The Siamese

These Siamese residences are in the heart of the Plateau Mont-Royal, on the particular lot of a former commercial building. The two co-ownerships each occupy half of the lot, within the dense urban fabric, woven of triplexes and duplexes, and have their respective entrances on Mentana Street and Boyer Street.

The project’s constraints were based on the classical requirements and limits of the urban context: the size of the neighboring buildings, the joint ownership, and the challenge of bringing natural light inside. The architectural approach dealt with the shape of the lot through optimization of the layouts. To take advantage of the depth of the land, the totality of the lot is built. In a setting of glass, brick, and cedar, two inner courtyards are sculpted, thus favoring the intake of natural light inside the building while offering quality private outdoor spaces, a luxury that is rare in the heart of a large city.
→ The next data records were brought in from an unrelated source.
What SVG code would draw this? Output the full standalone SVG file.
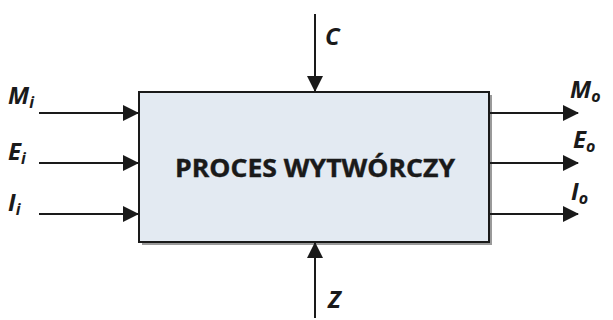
<svg xmlns="http://www.w3.org/2000/svg" width="613" height="320" viewBox="0 0 613 320">
<defs>
<style>
.ln{stroke:#1a1a1a;stroke-width:2;fill:none}
.lbl{font-family:"Open Sans","Liberation Sans",sans-serif;font-weight:bold;font-style:italic;fill:#1a1a1a}
.sub{font-size:16px}
.big{font-size:24px}
</style>
<marker id="ah" markerWidth="16" markerHeight="16" viewBox="0 0 16 16" refX="15" refY="8" orient="auto" markerUnits="userSpaceOnUse">
<path d="M0,0 L16,8 L0,16 Z" fill="#1a1a1a"/>
</marker>
</defs>
<rect width="613" height="320" fill="#ffffff"/>
<g id="proces">
<rect x="142" y="95" width="350" height="150" fill="#9a9a9a"/>
<rect x="139" y="92" width="350" height="150" fill="#e3eaf2" stroke="#1a1a1a" stroke-width="2"/>
<text x="315" y="177" text-anchor="middle" font-family="'Open Sans','Liberation Sans',sans-serif" font-weight="bold" font-size="25" fill="#1a1a1a" stroke="#1a1a1a" stroke-width="0.4" textLength="280" lengthAdjust="spacingAndGlyphs">PROCES WYTWÓRCZY</text>
</g>
<g id="connectors">
<line class="ln" x1="39" y1="113" x2="138" y2="113" marker-end="url(#ah)"/>
<line class="ln" x1="39" y1="163" x2="138" y2="163" marker-end="url(#ah)"/>
<line class="ln" x1="39" y1="214" x2="138" y2="214" marker-end="url(#ah)"/>
<line class="ln" x1="490" y1="113" x2="578" y2="113" marker-end="url(#ah)"/>
<line class="ln" x1="490" y1="163" x2="578" y2="163" marker-end="url(#ah)"/>
<line class="ln" x1="490" y1="214" x2="578" y2="214" marker-end="url(#ah)"/>
<line class="ln" x1="315" y1="14" x2="315" y2="91" marker-end="url(#ah)"/>
<line class="ln" x1="315" y1="318" x2="315" y2="243" marker-end="url(#ah)"/>
</g>
<g id="labels">
<text class="lbl big" x="8" y="104">M<tspan class="sub" dy="4">i</tspan></text>
<text class="lbl big" x="8" y="160">E<tspan class="sub" dy="4">i</tspan></text>
<text class="lbl big" x="8" y="211">I<tspan class="sub" dy="4">i</tspan></text>
<text class="lbl big" x="570" y="98">M<tspan class="sub" dy="4">o</tspan></text>
<text class="lbl big" x="573" y="148">E<tspan class="sub" dy="4">o</tspan></text>
<text class="lbl big" x="571" y="200">I<tspan class="sub" dy="4">o</tspan></text>
<text class="lbl big" x="325" y="45">C</text>
<text class="lbl big" x="328" y="308">Z</text>
</g>
</svg>
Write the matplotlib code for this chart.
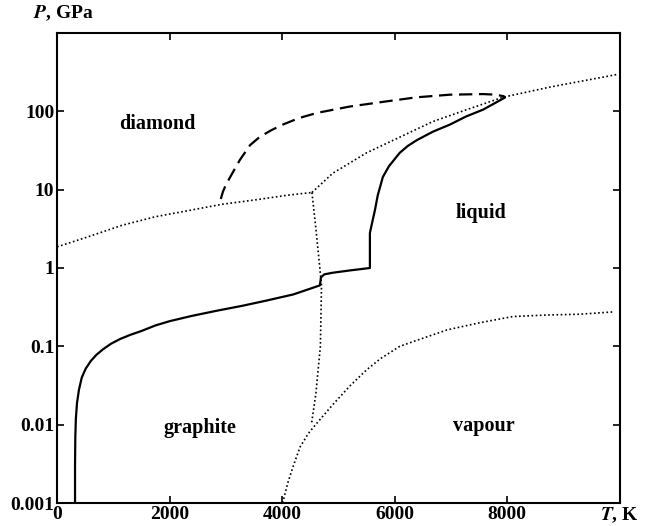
import numpy as np
import matplotlib.pyplot as plt
from matplotlib.ticker import NullLocator

plt.rcParams['font.family'] = ['Liberation Serif', 'DejaVu Serif']
plt.rcParams['font.weight'] = 'bold'
plt.rcParams['mathtext.fontset'] = 'stix'

# solid line: graphite / liquid boundary and its continuation
t_solid = [320, 320, 325, 335, 355, 390, 440, 510, 600, 700, 820, 960, 1120, 1300, 1500,
           1750, 2007, 2400, 2842, 3300, 3730, 4200, 4671,
           4690, 4750, 4900, 5200, 5560, 5560, 5600, 5650, 5700, 5790, 5900, 6090, 6230,
           6390, 6680, 6980, 7270, 7570, 7870, 7960, 7930]
p_solid = [0.001, 0.003, 0.007, 0.012, 0.019, 0.028, 0.04, 0.052, 0.065, 0.078, 0.092,
           0.108, 0.124, 0.14, 0.157, 0.185, 0.21, 0.245, 0.285, 0.33, 0.385, 0.46, 0.6,
           0.76, 0.83, 0.87, 0.93, 1.0, 2.8, 3.8, 5.5, 8.5, 14.5, 20, 29.5, 36,
           42.7, 55, 67.6, 86, 105, 138, 150, 155]

# dashed line (diamond spinodal)
t_dash = [2910, 2950, 3000, 3100, 3250, 3430, 3600, 3800, 4010, 4300, 4620, 5200, 5790,
          6390, 6980, 7570, 7800, 7950]
p_dash = [7.6, 9.5, 11.5, 15.5, 24.0, 37.0, 47.0, 57.0, 67.6, 82.0, 95.5, 115, 132,
          151, 163, 166, 163, 155]

# dotted: graphite / diamond
t_gd = [0, 550, 1150, 1740, 2330, 2930, 3520, 4100, 4530]
p_gd = [1.86, 2.5, 3.5, 4.5, 5.4, 6.5, 7.4, 8.5, 9.2]

# dotted: diamond / liquid
t_dl = [4530, 4900, 5500, 6090, 6680, 7280, 7920, 8760, 9950]
p_dl = [9.2, 16.2, 29.5, 46.8, 74.1, 105, 151, 204, 295]

# dotted: graphite / liquid (nearly vertical)
t_gl = [4530, 4600, 4670, 4700, 4680, 4600, 4520]
p_gl = [9.2, 3.2, 1.0, 0.6, 0.1, 0.025, 0.01]

# dotted: vapour curve
t_vap = [4010, 4100, 4200, 4320, 4470, 4620, 4900, 5200, 5500, 5740, 6090, 6330, 6930,
         7510, 8100, 8700, 9290, 9880]
p_vap = [0.001, 0.0018, 0.003, 0.0052, 0.0078, 0.0105, 0.018, 0.031, 0.05, 0.069, 0.1,
         0.115, 0.162, 0.2, 0.24, 0.251, 0.257, 0.275]

phase_names = ['diamond', 'liquid', 'graphite', 'vapour']
phase_t = [1776, 7530, 2540, 7580]
phase_p = [68, 5.1, 0.009, 0.0095]

fig = plt.figure(figsize=(6.51, 5.26), dpi=100)
ax = fig.add_axes([0.0876, 0.0437, 0.8644, 0.8936])

ax.plot(t_solid, p_solid, '-', c='black', lw=1.6)
ax.plot(t_dash, p_dash, '--', c='black', lw=1.6, dashes=(6, 3))
for t, p in [(t_gd, p_gd), (t_dl, p_dl), (t_gl, p_gl), (t_vap, p_vap)]:
    ax.plot(t, p, ':', c='black', lw=1.2, dashes=(1, 1.5))

for name, t, p in zip(phase_names, phase_t, phase_p):
    ax.text(t, p, name, fontsize=14.5, ha='center', va='center')

ax.set_yscale('log')
ax.set_xlim(0, 10000)
ax.set_ylim(0.001, 1000)
ax.set_xticks([0, 2000, 4000, 6000, 8000, 10000])
ax.set_xticklabels(['0', '2000', '4000', '6000', '8000', '$T$, K'])
ax.set_yticks([0.001, 0.01, 0.1, 1, 10, 100, 1000])
ax.set_yticklabels(['0.001', '0.01', '0.1', '1', '10', '100', ''])
ax.yaxis.set_minor_locator(NullLocator())
ax.tick_params(direction='in', length=5, width=1.2, top=True, right=True,
               labelsize=14, pad=2)
for s in ax.spines.values():
    s.set_linewidth(1.5)
ax.text(0.011, 1.022, '$P$, GPa', transform=ax.transAxes, fontsize=14,
        ha='center', va='bottom')

fig.savefig('out.png', dpi=100)
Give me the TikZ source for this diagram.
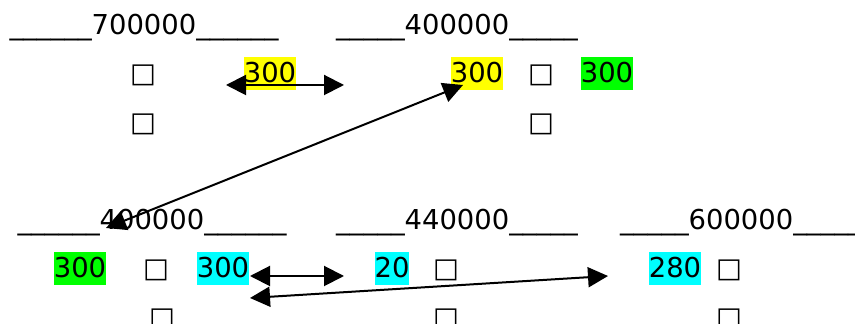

The interior is organized on three floors. A ribbon of walnut-colored wood between inner and outer glass walls forms the central staircase. The parking garage and office are located on the first floor, while the bedrooms, bathrooms and sauna share the central floor and benefit from the access to the inner courtyard. The top floor is used for the living areas. A dumbwaiter serving all three levels eases the domestic organization. The top floor offers a fully glassed-in open-plan space on the central opening of the building. The outdoor terrace, clad in cedar, provides city or mountain views for each residence.

The material nature of the indoor spaces plays with the limits between indoor and outdoor spaces. The wood cladding of the floor and ceiling, combined with the wood cladding of the interior courtyards, enlarges the spatial perception, thus giving the impression of uniformity to the eye and breaking the interior-exterior dichotomy. The interaction becomes permeable, and the boundaries become blurred.

A work was also thought at the level of the facades. Beyond the recollection of the former commercial character of the building, there is a true reinterpretation of the facade, which here acts as a brick screen only revealing the articulation of the courtyards and intimate terraces through its breakthrough on the upper floor.

Constrained from the start, the lot’s shape allowed for renewed architectural thinking in an urban setting. The Mentana-Boyer Siamese offers a double wealth: an island of daylight and private space in the middle of one of the most popular neighborhoods in the city.